When a police booking video caught Cowboys running back Joseph Randle questioning the legal problems of his teammates Dez Bryant and Josh Brent last year, it led to a practice field dustup between Randle and Bryant. Garrett furrowed his brow and had a "tense" closed door meeting with his players to settle the matter.
He hates distractions, or so the narrative went in the wake of that meeting. It must have had some impact, though. Nobody said much of anything about discord in the locker room, and the whole affair is mostly remembered because Randle was actually being booked for stealing underwear and cologne.
But what Randle said on tape while the officers were taking his fingerprints is relevant again in the wake of Greg Hardy's latest round of idiotic behavior and the Cowboys' efforts to circle the wagons around a mostly indefensible human being.
"Dez didn't miss no games for slapping his mama," Randle said about the wide receiver's 2012 domestic incident with his mother.
"Josh Brent, he's still up in the locker room. He was driving drunk. That's stupid," is what he said about Brent, who pled guilty to manslaughter after a car wreck that killed his teammate Jerry Brown.
The message Randle sent was that the Cowboys had a high tolerance for putting up with distractions depending on how talented the player is.
Greg Hardy's latest outburst came on the field Sunday afternoon against the Giants. Cameras caught him in a tantrum, shoving his teammates and knocking the clipboard out of special teams coach Rich Bisaccia's hands. That was followed by an uneasy exchange with Bryant on the sidelines.
But it was no big deal, at least according to the Cowboys.
Owner Jerry Jones took the "boys will be boys" approach, chalking it up to Hardy "motivating" his teammates, a line not everyone in the scrum was buying. Linebacker Sean Lee went so far as to call it "extremely positive." Garrett gave it the "these things happen" treatment after the game, so did Bryant.
As for Hardy himself, he handled it by offering reporters a "no comment. Next question." And then answering the next question with that same response.
Jones was defending Hardy earlier this month after the defensive end made comments about coming out with his "guns blazing" and pointing to Tom Brady's wife as inspiration ahead of their game with the Patriots. Dumb remarks for a man just off a suspension over a domestic violence incident that included throwing his accuser onto a sofa covered in automatic weapons.
"We all know that's just a way of expressing yourself.

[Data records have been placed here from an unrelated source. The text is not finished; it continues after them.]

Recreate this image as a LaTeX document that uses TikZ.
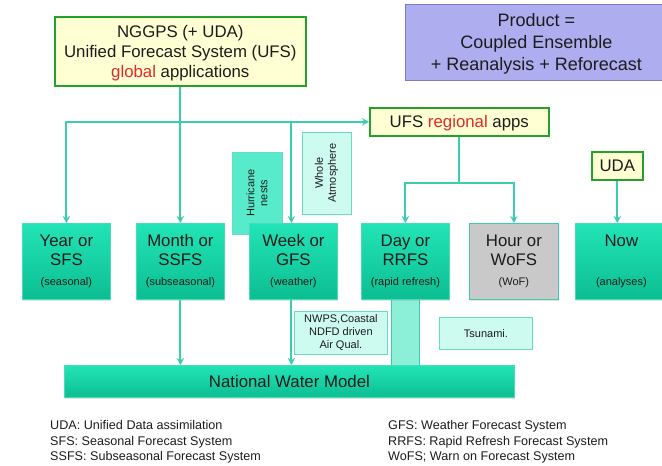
\documentclass[tikz,border=0pt]{standalone}
\usepackage{fontspec}
\setmainfont{Liberation Sans}
\usetikzlibrary{arrows.meta,shadows}
\definecolor{txt}{HTML}{1C1C1C}
\definecolor{redT}{HTML}{E02A2A}
\definecolor{grnB}{HTML}{24A02C}
\definecolor{yelF}{HTML}{FFFFD4}
\definecolor{lavF}{HTML}{ADADF0}
\definecolor{lavB}{HTML}{7C7CCC}
\definecolor{lineC}{HTML}{3CCDB0}
\definecolor{tealT}{HTML}{22E4B6}
\definecolor{tealBot}{HTML}{0CBE92}
\definecolor{tealB}{HTML}{48DDB8}
\definecolor{grayF}{HTML}{C9C9C9}
\definecolor{hurF}{HTML}{58EBCB}
\definecolor{paleF}{HTML}{CDFBF0}
\definecolor{paleB}{HTML}{66DCC4}
\definecolor{barF}{HTML}{8CF0D8}
\newcommand\bxt[3]{#1\\#2\\[2pt]{\fontsize{11}{13}\selectfont #3}}
\begin{document}
\begin{tikzpicture}[x=1pt,y=-1pt,
  base/.style={anchor=north west, inner sep=0pt, align=center, text=txt},
  shad/.style={drop shadow={shadow xshift=0.8pt,shadow yshift=-1.5pt,opacity=0.22}},
  yelbox/.style={base, draw=grnB, line width=1.6pt, fill=yelF, text depth=0pt, font=\fontsize{16.8}{20}\selectfont},
  tealbox/.style={base, shad, draw=tealB, line width=0.8pt, top color=tealT, bottom color=tealBot,
     minimum width=88pt, minimum height=76pt, font=\fontsize{16.8}{18.5}\selectfont},
  graybox/.style={tealbox, fill=grayF, top color=grayF, bottom color=grayF, draw=lineC},
  palebox/.style={base, draw=paleB, line width=0.8pt, fill=paleF, font=\fontsize{11}{13}\selectfont},
  hurbox/.style={palebox, fill=hurF, draw=paleB},
  legend/.style={anchor=west, align=left, inner sep=0pt, text=txt, font=\fontsize{12.6}{15.5}\selectfont},
  conn/.style={draw=lineC, line width=2pt},
  arr/.style={conn, -{Stealth[length=7pt,width=7.5pt]}},
  arr2/.style={conn, {Stealth[length=7pt,width=7.5pt]}-{Stealth[length=7pt,width=7.5pt]}}
]
\useasboundingbox (0,0) rectangle (662,466);
\clip (0,0) rectangle (662,466);

% top boxes
\node[yelbox, minimum width=251pt, minimum height=69pt] (nggps) at (54,16)
  {NGGPS (+ UDA)\\Unified Forecast System (UFS)\\\textcolor{redT}{global} applications};
\node[base, draw=lavB, line width=0.8pt, fill=lavF, text depth=0pt, minimum width=262pt, minimum height=76pt,
  font=\fontsize{18}{22}\selectfont] (prod) at (405,4)
  {Product =\\Coupled Ensemble\\+ Reanalysis + Reforecast};
\node[yelbox, minimum width=179pt, minimum height=28pt] (ufsr) at (369,107)
  {UFS \textcolor{redT}{regional} apps};
\node[yelbox, minimum width=51pt, minimum height=28pt] (uda) at (591,151) {UDA};

% side boxes
\node[hurbox, rotate=90, anchor=center, minimum width=82pt, minimum height=50pt] (hur) at (257,193)
  {Hurricane\\nests};
\node[palebox, rotate=90, anchor=center, minimum width=82pt, minimum height=49pt] (whole) at (326.5,173)
  {Whole\\Atmosphere};

% vertical bar (behind)
\node[base, draw=lineC, line width=0.8pt, fill=barF, minimum width=28pt, minimum height=66pt] (bar) at (391,299) {};

% row of boxes
\node[tealbox] (year) at (22,223) {\bxt{Year or}{SFS}{(seasonal)}};
\node[tealbox] (month) at (136,223) {\bxt{Month or}{SSFS}{(subseasonal)}};
\node[tealbox] (week) at (249,223) {\bxt{Week or}{GFS}{(weather)}};
\node[tealbox] (day) at (361,223) {\bxt{Day or}{RRFS}{(rapid refresh)}};
\node[graybox, minimum width=89pt] (hour) at (469,223) {\bxt{Hour or}{WoFS}{(WoF)}};
\node[tealbox, minimum width=92pt] (now) at (575,223) {\bxt{Now}{\mbox{}}{(analyses)}};

% lower boxes
\node[palebox, minimum width=93pt, minimum height=43pt] (nwps) at (294,311)
  {NWPS,Coastal\\NDFD driven\\Air Qual.};
\node[palebox, minimum width=93pt, minimum height=32pt] (tsu) at (439,317) {Tsunami.};
\node[tealbox, minimum width=450pt, minimum height=32pt] (nwm) at (64,365) {National Water Model};

% legend
\node[legend] (legL) at (50,442)
  {UDA: Unified Data assimilation\\SFS: Seasonal Forecast System\\SSFS: Subseasonal Forecast System};
\node[legend] (legR) at (388,442)
  {GFS: Weather Forecast System\\RRFS: Rapid Refresh Forecast System\\WoFS; Warn on Forecast System};

% connectors
\coordinate (wk) at ([xshift=-2pt]week.north);
\coordinate (wks) at ([xshift=-2pt]week.south);
\draw[arr2] (year.north) |- (ufsr.west);
\draw[arr] (nggps.south) -- (nggps.south |- month.north);
\draw[arr] (wk |- ufsr.west) -- (wk);
\path (ufsr.south) ++(0,46) coordinate (sp);
\draw[conn] (ufsr.south) -- (sp);
\draw[arr] (sp) -| (day.north);
\draw[arr] (sp) -| (hour.north);
\draw[arr] (uda.south) -- (uda.south |- now.north);
\draw[arr] (month.south) -- (month.south |- nwm.north);
\draw[arr] (wks) -- (wks |- nwm.north);
\end{tikzpicture}
\end{document}
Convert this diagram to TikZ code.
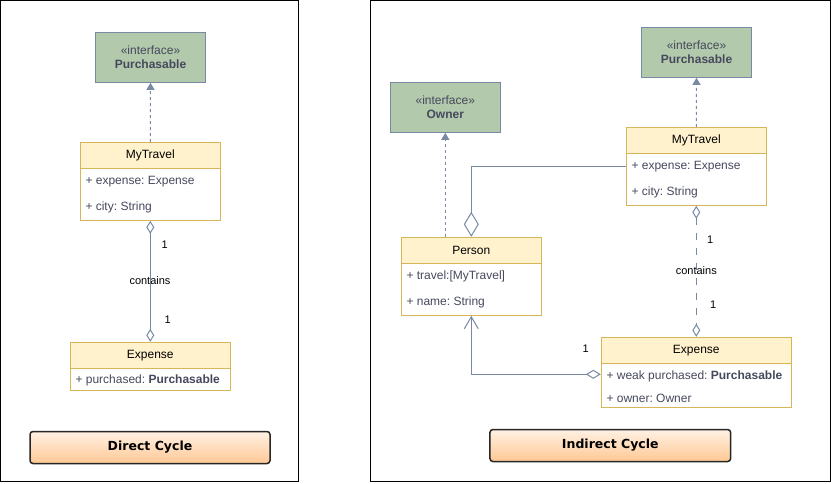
\documentclass[tikz,border=0pt]{standalone}
\usepackage{fontspec}
\setmainfont{Liberation Sans}
\newfontfamily\titlefont{DejaVu Sans}
\usetikzlibrary{arrows.meta,positioning}
\frenchspacing

\definecolor{ifill}{HTML}{B2C9AB}
\definecolor{iline}{HTML}{788AA3}
\definecolor{cfill}{HTML}{FFF2CC}
\definecolor{cline}{HTML}{D6B656}
\definecolor{atext}{HTML}{46495D}
\definecolor{ttop}{HTML}{FFF1E4}
\definecolor{tbot}{HTML}{FFC894}

\tikzset{
    iface/.style={draw=iline, fill=ifill, line width=1pt, minimum width=110pt, minimum height=50pt,
        inner sep=0pt, align=center, text=atext, font=\fontsize{12}{14}\selectfont},
    chead/.style={draw=cline, fill=cfill, line width=1pt, minimum height=26pt, inner sep=0pt,
        font=\fontsize{12}{14}\selectfont},
    cbody/.style={draw=cline, fill=white, line width=1pt, inner sep=0pt},
    attr/.style={anchor=west, inner sep=0pt, text=atext, font=\fontsize{12}{14}\selectfont},
    mult/.style={inner sep=0pt, font=\fontsize{11}{13}\selectfont},
    conn/.style={draw=iline, line width=1pt},
    realize/.style={conn, dash pattern=on 3pt off 3pt, -{Triangle[width=8pt,length=7pt]}},
    aggr/.style={conn, {Diamond[open,width=8pt,length=13pt]}-{Diamond[open,width=8pt,length=13pt]}},
    titlebox/.style={draw=black!85, line width=1.5pt, rounded corners=3pt, top color=ttop, bottom color=tbot,
        minimum width=240pt, minimum height=32pt, font=\titlefont\bfseries\fontsize{12.5}{14}\selectfont}
}

\begin{document}
\begin{tikzpicture}[x=1pt, y=-1pt]

    \useasboundingbox (0,0) rectangle (831,483);

    % the two panels
    \foreach \xa/\xb in {0.5/298.5, 370.5/830.5} {
        \draw[line width=1pt] (\xa, 0.5) rectangle (\xb, 481.5);
    }

    % Direct Cycle
    \node[iface] (pur1) at (150.5, 57.3) {«interface»\\\textbf{Purchasable}};

    \node[chead, minimum width=140pt] (mt1) at (150.3, 155.5) {MyTravel};
    \node[cbody, minimum width=140pt, minimum height=52pt] (mt1b) at (150.3, 194.3) {};
    \node[attr] (mt1exp) at (85.3, 182) {+ expense: Expense};
    \node[attr] (mt1city) at (85.3, 207.7) {+ city: String};

    \node[chead, minimum width=160pt] (ex1) at (150.3, 355.3) {Expense};
    \node[cbody, minimum width=160pt, minimum height=21.7pt] (ex1b) at (150.3, 379.2) {};
    \node[attr] (ex1pur) at (75.3, 380.5) {+ purchased: \textbf{Purchasable}};

    \draw[realize] (mt1.north) -- (pur1.south);
    \draw[aggr] (mt1b.south) -- (ex1.north);
    \node[mult] (m1a) at (164.7, 245) {1};
    \node[mult] (c1) at (150, 281) {contains};
    \node[mult] (m1b) at (167.7, 320) {1};

    \node[titlebox] (t1) at (150, 447.5) {Direct Cycle};

    % Indirect Cycle
    \node[iface] (pur2) at (696.5, 52.3) {«interface»\\\textbf{Purchasable}};
    \node[iface] (own) at (445.3, 107.3) {«interface»\\\textbf{Owner}};

    \node[chead, minimum width=140pt] (mt2) at (696.3, 140.3) {MyTravel};
    \node[cbody, minimum width=140pt, minimum height=52pt] (mt2b) at (696.3, 179.3) {};
    \node[attr] (mt2exp) at (631.3, 166.7) {+ expense: Expense};
    \node[attr] (mt2city) at (631.3, 192.7) {+ city: String};

    \node[chead, minimum width=140pt] (per) at (471.3, 250.3) {Person};
    \node[cbody, minimum width=140pt, minimum height=52pt] (perb) at (471.3, 289.3) {};
    \node[attr] (pertr) at (406.3, 276.7) {+ travel:[MyTravel]};
    \node[attr] (pernm) at (406.3, 302.7) {+ name: String};

    \node[chead, minimum width=190pt] (ex2) at (696.3, 350.3) {Expense};
    \node[cbody, minimum width=190pt, minimum height=43.7pt] (ex2b) at (696.3, 385.2) {};
    \node[attr] (ex2pur) at (606.3, 376.7) {+ weak purchased: \textbf{Purchasable}};
    \node[attr] (ex2own) at (606.3, 398.7) {+ owner: Owner};

    \draw[realize] (mt2.north) -- (pur2.south);
    \draw[realize] (per.north -| own.south) -- (own.south);
    \draw[conn, -{Diamond[open,width=15pt,length=25pt]}] (mt2b.west |- mt2exp) -| (per.north);
    \draw[aggr, dash pattern=on 7pt off 8pt] (mt2b.south) -- (ex2.north);
    \draw[conn, line join=miter, {Diamond[open,width=9pt,length=15pt]}-{Straight Barb[width=14pt,length=12pt]}]
        ([yshift=2.4pt]ex2b.west |- ex2pur) -| (perb.south);

    \node[mult] (m2a) at (710.3, 240) {1};
    \node[mult] (c2) at (696.3, 271) {contains};
    \node[mult] (m2b) at (713.3, 305) {1};
    \node[mult] (m2c) at (585.7, 348.3) {1};

    \node[titlebox, minimum width=240.7pt] (t2) at (610.3, 445.5) {Indirect Cycle};

\end{tikzpicture}
\end{document}
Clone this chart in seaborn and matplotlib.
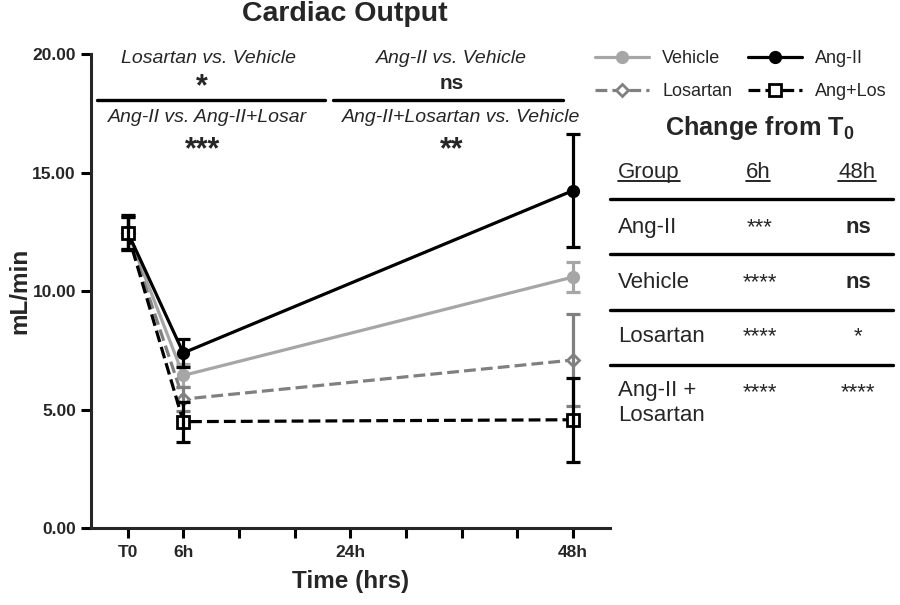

I hope his guns are ablazin," Jones told Melissa Jacobs of Sports Illustrated when asked for a reaction to Hardy's comments. Jones doubled down on his Hardy comments later that week on his radio show.
The incident disappeared from the conversation when Garrett assured the media that he spoke with Hardy about his comments. Here's what he told the Fort Worth Star-Telegram on Oct. 8:
"That's not how we want to operate as an organization, players and coaches in our organization understand that. We want to distinguish ourselves with our play, not with what we say. We define ourselves by what we do, not by what we say. Greg understands that now and that's how we're going forward."
Clearly, the message didn't sink in with Hardy. But why would you expect it to? He used his league-mandated time away from the game to reflect on his actions to make a bad rap video filled with strippers and guns.
Garrett changed his tune on Hardy by Monday afternoon, telling the Dallas Morning News that Hardy's antics on Sunday were simply misplaced.
"It wasn't exactly the right time and place as we're getting ready to go out on the field. We got that conveyed and communicated and we all moved on."
You see the pattern here: Hardy does something stupid, Jerry Jones et al defend him, Jason Garrett tries to soften the blow with the media and has a talk with Hardy assuring that such behavior will never happen again. You'd think they'd learn.
There were already a thousand takes on the Hardy situation by 8 a.m., most of them calling for some kind of punishment, a suspension or even outright release. I hesitated to throw yet another Hardy thing into Google's crowded index of Hardy news, but I might as well be the one to offer a dour reminder that nothing will happen.
Hardy is obviously incapable of learning from his past mistakes. So whatever Garrett says about tending to him is only going to hold water until the next time Hardy does something, and he will do something again before the season's over.
Just don't act surprised when the Cowboys don't do anything about it. Look how long it took before the Cowboys -- whose head coach does not like distractions, remember -- cut ties with Terrell Owens. They signed Owens to a $34 million extension in 2007. Jones spent the next year and a half waving off the importance of team chemistry and defending the distraction of having a receiver complaining about being slighted by the quarterback. The Cowboys finally cut ties when Garrett, then the offensive coordinator, couldn't prevent the situation from exacting a mental toll on Tony Romo.
For a team with a stated preference of avoiding distractions, the Cowboys have a higher tolerance than most teams would for these kinds of antics from their best players. You don't need Joseph Randle to tell you that.